Anfahrt mit den Öffis
Die Buslinie 41A fährt ab Pötzleinsdorf zur Station „Neustifter Friedhof, 1. Tor“. Der 35A endet bei der Station „Agnesgasse“. Die Intervalle des 35A werden verkürzt; ab 2.00 Uhr fährt der Nachtbus N35 die gewohnte Strecke.
Afterparty mit Dr. Bohl
Im „O-Klub“ im 1. Bezirk findet an allen Tagen ab 23.00 Uhr eine Afterparty statt. Im Ticketpreis ist eine Shuttlefahrt von Neustift zum Klub inkludiert. Am Samstag legt Kabarettist Dr. Bohl auf.
Michael Eischer spielt eine zentrale Rolle bei der Planung und Umsetzung des Trachtenfests – seit 1968, damals sechs Jahre alt, hat er keinen Kirtag verpasst. „Nach Donnerstag ist Politik bei uns kein Thema mehr – beim Kirtag geht es ums Ausgelassensein und Feiern. Da ist Politik nebensächlich“, sagt Eischer.

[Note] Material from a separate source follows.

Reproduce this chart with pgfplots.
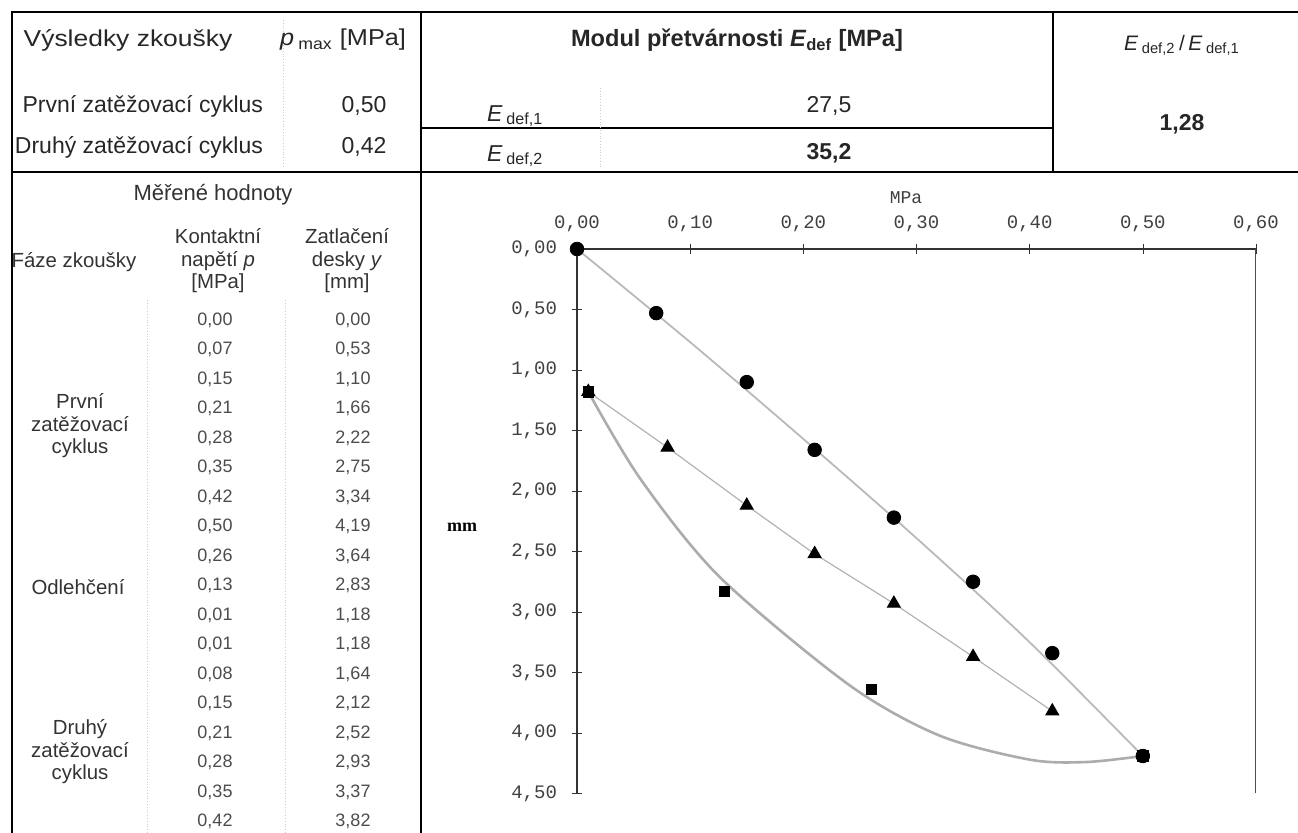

Er verweist auf einen Beschluss des Weinbauvereins, der Parteienwerbung am Kirtag verhindern oder zumindest einschränken soll. Lange Zeit gelang es tatsächlich, das Fest weitgehend unpolitisch zu gestalten – dann rüsteten FPÖ und ÖVP auf. Wer zuerst damit begann? Kommt darauf an, wen man fragt.
Gefeiert wird bis Sonntag
Gefeiert wird übrigens auch dieses Jahr wieder bis Sonntag, nicht (wie früher) bis Montag. Kaum sind die letzten Überreste beseitigt, die Tische gewischt und die Gläser gewaschen, geht es wieder von vorne los. Am Montag nach dem Fest kommt der Weinbauverein zusammen, zieht Resümee und plant für das kommende Jahr. „Ganz nach dem Motto: Nach dem Kirtag ist vor dem Kirtag“, sagt Eischer.